A imprensa, portanto, relatava o que naquele momento era evidente para todos: Von Galen era o símbolo daquela outra Alemanha que não se deixara uniformizar. E reconhecia na conferição da dignidade cardinalícia “uma homenagem àquele defensor viril da verdade cristã e dos direitos inalienáveis do homem que no Estado totalitário tinham de ser estirpados”. Era o que escrevia o semanário alemão Die Zeit no dia seguinte a sua morte, que aconteceu apenas um mês depois do recebimento da púrpura, definindo Von Galen “um combatente pela justiça, um grande benfeitor da humanidade”. Uma multidão de mais de cinqüenta mil pessoas participou de seu funeral em Münster.

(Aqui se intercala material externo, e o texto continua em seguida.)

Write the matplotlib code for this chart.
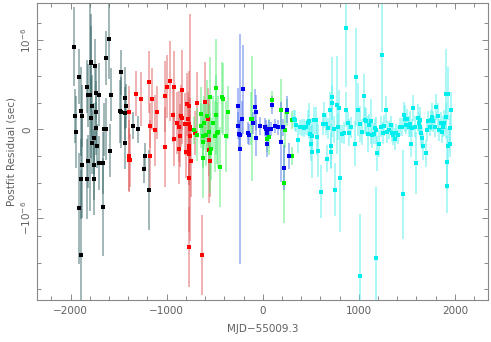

Quando o último embaixador do Reich no Vaticano, Ernst von Weizsäcker - que, tendo-se retirado da vida política, ainda vivia em Roma em 1946 -, enviou à Santa Sé as condolências pela morte de Von Galen, o então substituto na Secretaria de Estado, Giovanni Battista Montini, em 28 de março de 1946 agradeceu a ele em nome de Pio XII com estas palavras: “Com a morte desse prelado, seu país perdeu uma das maiores personalidades de nosso tempo”.